### [Data excerpt]

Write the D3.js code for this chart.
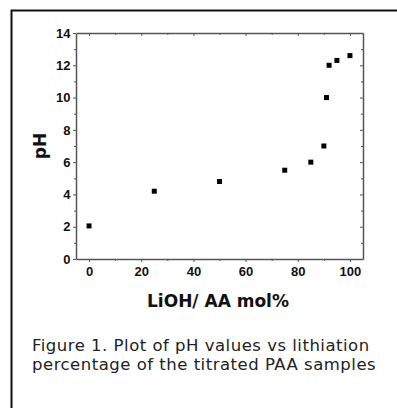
<!DOCTYPE html>
<html>
<head>
<meta charset="utf-8">
<script src="https://cdn.jsdelivr.net/npm/d3@7"></script>
<style>
  body { margin: 0; background: #fff; }
  svg text { font-family: "Liberation Sans", Arial, sans-serif; }
</style>
</head>
<body>
<div id="chart"></div>
<script>
// LiOH / AA mol% vs measured pH
const lithiation = [0, 25, 50, 75, 85, 90, 91, 92, 95, 100];
const phValues = [2.05, 4.2, 4.8, 5.5, 6.0, 7.0, 10.0, 12.0, 12.3, 12.6];
const xTicks = [0, 20, 40, 60, 80, 100];
const yTicks = [0, 2, 4, 6, 8, 10, 12, 14];
const captionLines = [
  'Figure 1. Plot of pH values vs lithiation',
  'percentage of the titrated PAA samples'
];

const width = 397;
const height = 408;
const margin = {left: 76, top: 33, right: 34, bottom: 149};
const axisColor = '#555';

const svg = d3.select('#chart')
  .append('svg')
    .attr('width', width)
    .attr('height', height);

// frame (only top and left edges are visible)
svg.append('path')
  .attr('d', `M11.5,${height} V10.5 H${width}`)
  .attr('fill', 'none')
  .attr('stroke', '#111')
  .attr('stroke-width', 2);

const x = d3.scaleLinear()
  .domain([-5, 105])
  .range([margin.left, width - margin.right]);

const y = d3.scaleLinear()
  .domain([0, 14])
  .range([height - margin.bottom, margin.top]);

const minorX = d3.range(10, 100, 20);
const minorY = d3.range(1, 14, 2);

const styleAxis = g => {
  g.select('.domain').attr('stroke', axisColor).attr('stroke-width', 1.5);
  g.selectAll('.tick line').attr('stroke', axisColor);
};

// bottom axis
const gx = svg.append('g')
  .attr('transform', `translate(0,${y(0)})`)
  .call(d3.axisBottom(x).tickValues(xTicks).tickSize(3).tickPadding(5).tickSizeOuter(0))
  .call(styleAxis);
gx.selectAll('text')
  .attr('font-size', 13).attr('font-weight', 'bold').attr('fill', '#111');

svg.append('g')
  .attr('transform', `translate(0,${y(0)})`)
  .call(d3.axisBottom(x).tickValues(minorX).tickSize(2).tickFormat(''))
  .call(g => g.select('.domain').remove())
  .call(styleAxis);

// left axis
const gy = svg.append('g')
  .attr('transform', `translate(${x(-5)},0)`)
  .call(d3.axisLeft(y).tickValues(yTicks).tickSize(3).tickPadding(2.5).tickSizeOuter(0))
  .call(styleAxis);
gy.selectAll('text')
  .attr('font-size', 13).attr('font-weight', 'bold').attr('fill', '#111');

svg.append('g')
  .attr('transform', `translate(${x(-5)},0)`)
  .call(d3.axisLeft(y).tickValues(minorY).tickSize(2).tickFormat(''))
  .call(g => g.select('.domain').remove())
  .call(styleAxis);

// top axis, ticks pointing in
svg.append('g')
  .attr('transform', `translate(0,${y(14)})`)
  .call(d3.axisBottom(x).tickValues(xTicks).tickSize(3).tickFormat('').tickSizeOuter(0))
  .call(styleAxis);
svg.append('g')
  .attr('transform', `translate(0,${y(14)})`)
  .call(d3.axisBottom(x).tickValues(minorX).tickSize(2).tickFormat(''))
  .call(g => g.select('.domain').remove())
  .call(styleAxis);

// right axis, ticks pointing in
svg.append('g')
  .attr('transform', `translate(${x(105)},0)`)
  .call(d3.axisLeft(y).tickValues(yTicks).tickSize(3).tickFormat('').tickSizeOuter(0))
  .call(styleAxis);
svg.append('g')
  .attr('transform', `translate(${x(105)},0)`)
  .call(d3.axisLeft(y).tickValues(minorY).tickSize(2).tickFormat(''))
  .call(g => g.select('.domain').remove())
  .call(styleAxis);

// points
const size = 5;
svg.append('g')
  .selectAll('rect')
  .data(lithiation)
  .join('rect')
    .attr('x', d => x(d) - size / 2)
    .attr('y', (d, i) => y(phValues[i]) - size / 2)
    .attr('width', size)
    .attr('height', size)
    .attr('fill', '#000');

// axis titles
svg.append('text')
  .attr('x', 218)
  .attr('y', 307)
  .attr('text-anchor', 'middle')
  .attr('font-size', 17)
  .attr('font-weight', 'bold')
  .attr('fill', '#111')
  .style('font-family', '"DejaVu Sans", sans-serif')
  .text('LiOH/ AA mol%');

svg.append('text')
  .attr('transform', `translate(46,${y(7)}) rotate(-90)`)
  .attr('text-anchor', 'middle')
  .attr('font-size', 17)
  .attr('font-weight', 'bold')
  .attr('fill', '#111')
  .style('font-family', '"DejaVu Sans", sans-serif')
  .text('pH');

// caption
svg.append('g')
  .selectAll('text')
  .data(captionLines)
  .join('text')
    .attr('x', 32)
    .attr('y', (d, i) => 351 + i * 18.5)
    .attr('font-size', 16.5)
    .attr('letter-spacing', 0.5)
    .attr('fill', '#222')
    .style('font-family', '"DejaVu Sans", sans-serif')
    .text(d => d);
</script>
</body>
</html>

### [Aim of the task]
What count of lines in the listing contain the word "chart"? Reply with the number only.

### [Correct result]
3